Securing a merger proposal approval from a majority in number representing seventy-five per cent (75%) in value of creditors of each merging company has procedural challenges. The cumbersome and practical challenges of who to originate and give notices, the decision on venue and the holding of meetings for a large number of creditors (although new technologies are evolving for large online meetings) for approval by a majority in number representing seventy-five per cent (75%) in value of the two merging companies is a procedural barrier to anticipate in any future merger approval process.

The absence of provisions regulating these creditors’ meeting and other important factors like their funding in the Companies Act further creates challenges for its implementation. Presently, whether these creditors’ meetings are to be considered as meetings of a company remain unclear.

Further, any rationale for this provision is commercially untenable. To have a new Act aimed at enhancing significantly, the legal and regulatory framework for doing corporate business in Ghana contain this provision is a significant setback and roadblock for the facilitation of merger transactions going forward. This cannot be said to be an adaptation of best practices as advanced jurisdictions such as the United Kingdom do not have this approval procedure for merger transactions.

It will make “commercial nonsense” of our laws to have a merger transaction regularly approved by a company be disapproved by creditors and hence cannot be implemented.

How to deal with the potential roadblock

One way of dealing with the associated problems of this provision is to amend it and remove the creditors’ approval power. Whilst this legislative step may take a longer time to realise, companies planning or executing a merger transaction may proceed to implement a merger proposal regularly approved by a company – its officers and shareholders without subjection same to the unusual mandatory approval requirements of creditors.

I argue that the adoption of this procedure by a company should not be invalidated by any Court given the full effects of the provisions of Act 992 on the powers of a company and the exercise of same by its officers/shareholders and the persuasive precedent values of decided cases in this regard.

The Courts in any litigation for non-compliance by Creditors should in bold commercial spirit and fidelity to established legal principles on the exercise of the powers of a company and particularly in deference to the Court’s power under the Act uphold the approval and implementation of a merger proposal without subjecting it to creditors’ approval as valid.

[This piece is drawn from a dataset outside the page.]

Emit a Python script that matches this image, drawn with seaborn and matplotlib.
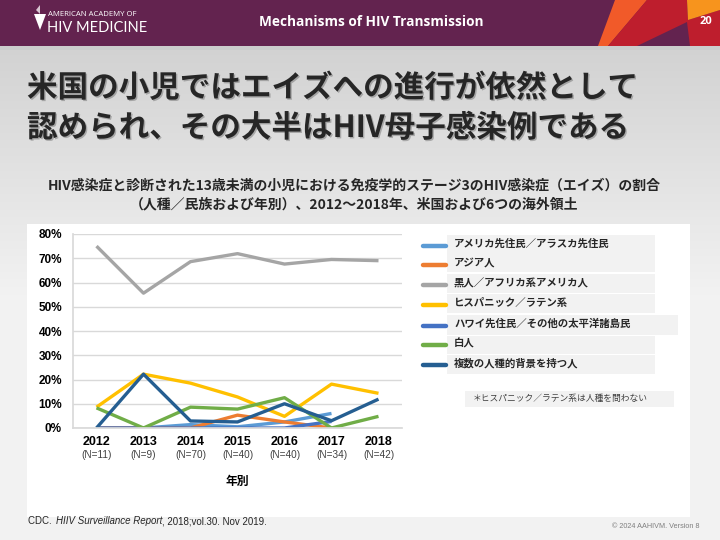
import numpy as np
import pandas as pd
import matplotlib
matplotlib.use("Agg")
import matplotlib.pyplot as plt
import seaborn as sns
from matplotlib.patches import Rectangle, Polygon
from matplotlib.lines import Line2D
import matplotlib.transforms as mtransforms
import matplotlib.patheffects as pe

# ---------------- data ----------------
years = ["2012", "2013", "2014", "2015", "2016", "2017", "2018"]
n_counts = [11, 9, 70, 40, 40, 34, 42]
groups = [
    "アメリカ先住民／アラスカ先住民",
    "アジア人",
    "黒人／アフリカ系アメリカ人",
    "ヒスパニック／ラテン系",
    "ハワイ先住民／その他の太平洋諸島民",
    "白人",
    "複数の人種的背景を持つ人",
]
am_indian = [0.0, 0.0, 1.4, 0.5, 2.5, 6.0, np.nan]
asian = [0.0, 0.0, 0.0, 5.3, 2.5, 0.0, np.nan]
black = [75.0, 55.6, 68.6, 71.9, 67.6, 69.5, 69.0]
hispanic = [8.6, 22.2, 18.5, 12.8, 4.8, 18.1, 14.3]
hawaiian = [0.0, 0.0, 0.0, 0.0, 0.0, 2.7, np.nan]
white = [8.3, 0.0, 8.6, 7.8, 12.5, 0.0, 4.8]
multiple = [0.0, 22.2, 2.9, 2.5, 10.0, 3.0, 11.9]
series = [am_indian, asian, black, hispanic, hawaiian, white, multiple]
colors = ["#5b9bd5", "#ed7d31", "#a5a5a5", "#ffc000", "#4472c4", "#70ad47", "#255e91"]
y_ticks = [0, 10, 20, 30, 40, 50, 60, 70, 80]

title_lines = ["米国の小児ではエイズへの進行が依然として", "認められ、その大半はHIV母子感染例である"]
subtitle_lines = [
    "HIV感染症と診断された13歳未満の小児における免疫学的ステージ3のHIV感染症（エイズ）の割合",
    "（人種／民族および年別）、2012～2018年、米国および6つの海外領土",
]
footnote = "＊ヒスパニック／ラテン系は人種を問わない"
xlabel = "年別"

rows = []
for g, vals in zip(groups, series):
    for i, v in enumerate(vals):
        rows.append({"group": g, "pos": i, "value": v})
df = pd.DataFrame(rows).dropna()

# ---------------- figure ----------------
sns.set_theme(style="white")
JP = ["Noto Sans CJK JP", "DejaVu Sans"]
LAT = ["Liberation Sans", "DejaVu Sans"]
plt.rcParams["font.family"] = LAT

W, H = 720, 540
fig = plt.figure(figsize=(7.2, 5.4), dpi=100)


def fx(x):
    return x / W


def fy(y):
    return 1 - y / H


# background gradient
bg = fig.add_axes([0, 0, 1, 1], zorder=-5)
grad = np.linspace(0, 1, 256)
g = np.clip(grad / 0.55, 0, 1)
top_c, bot_c = 0.80, 0.95
col = top_c + (bot_c - top_c) * g
img = np.stack([col, col, col], axis=-1)[:, None, :].repeat(2, axis=1)
bg.imshow(img, aspect="auto", extent=[0, 1, 0, 1], origin="upper")
bg.set_axis_off()

# header
fig.patches.append(Rectangle((0, fy(46)), 1, 46 / H, transform=fig.transFigure,
                             facecolor="#63234f", edgecolor="none", zorder=1))
fig.patches.append(Rectangle((0, fy(50)), 1, 4 / H, transform=fig.transFigure,
                             facecolor="#cccccc", edgecolor="none", zorder=1))


def poly(pts, color):
    fig.patches.append(Polygon([(fx(a), fy(b)) for a, b in pts], closed=True,
                               transform=fig.transFigure, facecolor=color,
                               edgecolor="none", zorder=2))


poly([(615, 0), (647, 0), (608, 46), (598, 46)], "#f15a29")
poly([(647, 0), (687, 0), (688, 20), (720, 10), (720, 46), (608, 46)], "#be1e2d")
poly([(637, 46), (687, 22), (690, 46)], "#63234f")
poly([(687, 0), (720, 0), (720, 10), (688, 20)], "#f7941d")

# logo
poly([(34, 14), (46, 14), (40, 30)], "#ffffff")
poly([(36, 10), (40, 5), (40, 14)], "#d9c6d2")
fig.text(fx(48), fy(15), "AMERICAN ACADEMY OF", color="white", fontsize=5.6,
         family=["Open Sans"], va="center", ha="left", zorder=3)
fig.text(fx(47), fy(28), "HIV MEDICINE", color="white", fontsize=10.5,
         family=["Lato"], va="center", ha="left", zorder=3)
fig.text(fx(371), fy(22), "Mechanisms of HIV Transmission", color="white",
         fontsize=9.8, fontweight="bold", family=["Open Sans"], va="center",
         ha="center", zorder=3)
fig.text(fx(706), fy(22), "20", color="white", fontsize=8, fontweight="bold",
         family=["Open Sans"], va="center", ha="center", zorder=3)

# title
for i, line in enumerate(title_lines):
    fig.text(fx(27), fy(88 + 40 * i), line, fontsize=22, fontweight="bold",
             family=JP, color="#262626", va="center", ha="left", zorder=3,
             path_effects=[pe.withSimplePatchShadow(offset=(1, -1), alpha=0.25)])

# subtitle
for i, line in enumerate(subtitle_lines):
    fig.text(fx(354), fy(186 + 18 * i), line, fontsize=10, fontweight="bold",
             family=JP, color="#262626", va="center", ha="center", zorder=3)

# white panel
fig.patches.append(Rectangle((fx(27), fy(517)), (690 - 27) / W, (517 - 224) / H,
                             transform=fig.transFigure, facecolor="white",
                             edgecolor="none", zorder=1))

# chart axes
ax = fig.add_axes([fx(73), fy(428), 329 / W, (428 - 234) / H], zorder=5)
ax.patch.set_alpha(0)
sns.lineplot(data=df, x="pos", y="value", hue="group", hue_order=groups,
             palette=colors, linewidth=2.4, sort=False, legend=False, ax=ax,
             solid_capstyle="butt")
ax.set_xlim(-0.5, 6.5)
ax.set_ylim(0, 80)
ax.set_yticks(y_ticks)
ax.set_yticklabels([f"{v}%" for v in y_ticks], fontsize=8.5, fontweight="bold",
                   color="#000000")
ax.set_xticks(range(len(years)))
ax.set_xticklabels(years, fontsize=9, fontweight="bold", color="#000000")
ax.tick_params(axis="both", length=0)
ax.tick_params(axis="y", pad=8)
ax.tick_params(axis="x", pad=6)
ax.yaxis.grid(True, color="#d9d9d9", linewidth=1)
ax.set_axisbelow(True)
for s in ["top", "right"]:
    ax.spines[s].set_visible(False)
ax.spines["left"].set_color("#d9d9d9")
ax.spines["bottom"].set_color("#d9d9d9")
ax.set_xlabel("")
ax.set_ylabel("")
trans = mtransforms.blended_transform_factory(ax.transData, ax.transAxes)
for i, n in enumerate(n_counts):
    ax.text(i, -0.14, f"(N={n})", transform=trans, fontsize=7.2, color="#404040",
            ha="center", va="center")
fig.text(fx(237), fy(481), xlabel, fontsize=8.5, fontweight="bold", family=JP,
         color="#000000", ha="center", va="center", zorder=3)

# legend boxes
boxes = [(235, 272, 655), (274, 293, 655), (294, 313, 655), (315, 335, 678),
         (336, 354, 655), (355, 374, 655)]
for y0, y1, xr in boxes:
    fig.patches.append(Rectangle((fx(447), fy(y1)), (xr - 447) / W, (y1 - y0) / H,
                                 transform=fig.transFigure, facecolor="#f2f2f2",
                                 edgecolor="none", zorder=2))
text_y = [244, 263, 283, 303, 324, 343, 363]
for i, (gname, c) in enumerate(zip(groups, colors)):
    yy = text_y[i] + 2
    fig.add_artist(Line2D([fx(423), fx(446)], [fy(yy), fy(yy)], color=c,
                          linewidth=3.2, transform=fig.transFigure, zorder=3))
    fig.text(fx(454), fy(text_y[i]), gname, fontsize=7.5, fontweight="bold",
             family=JP, color="#262626", ha="left", va="center", zorder=4)

# footnote box
fig.patches.append(Rectangle((fx(465), fy(407)), (674 - 465) / W, 16 / H,
                             transform=fig.transFigure, facecolor="#f2f2f2",
                             edgecolor="none", zorder=2))
fig.text(fx(473), fy(399), footnote, fontsize=6.3, family=JP, color="#404040",
         ha="left", va="center", zorder=4)

# footer (pieces placed one after another)
renderer = fig.canvas.get_renderer()
xcur = 28
for piece, sty, adv in [("CDC. ", "normal", 2), ("HIIV Surveillance Report", "italic", -1),
                        (", 2018;vol.30. Nov 2019.", "normal", 0)]:
    t = fig.text(fx(xcur), fy(521), piece, fontsize=7, style=sty,
                 color="#262626", ha="left", va="center", zorder=4)
    bb = t.get_window_extent(renderer=renderer)
    xcur += bb.width + adv
fig.text(fx(700), fy(527), "© 2024 AAHIVM. Version 8", fontsize=5.2,
         color="#7f7f7f", ha="right", va="center", zorder=4)

fig.savefig("out.png", dpi=100)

Equally, companies must begin to pay particular attention to their creditors’ list. It is inevitable to run companies without liabilities. However, companies may through deliberate policies control or set profiles for its creditors’ list. Creditor management involving the decision of who and of what values a company may become indebted, is a must going forward.

Such management plan will ensure only creditors with a commercial appreciation for management decisions such as mergers are maintained on a company’s creditors list to avoid “hostage” situations by creditors during a merger transaction should the provision granting creditors the approval power remain in force and the courts defer to its strict compliance.


Companies have not been spared the raging economic losses in the fight against the Covid-19 pandemic. All legitimate options of survival and sustainability are on many management decision-making tables. One such route to sustained operations is through mergers.

Although mergers are permitted under Act 992, the provision on the grant of creditors’ approval power of a merger proposal seems to present a clear roadblock to any successful completion of a merger transaction. This may result in needless litigations and procedural challenges with attendant increased transactional cost and delays – if not aborted merger transactions.

It is therefore important for managers of companies to take remedial steps to avoid such challenges through creditors management systems or organised advocacy for the removal of this provision from the Companies Act, 2019 (Act 992) immediately.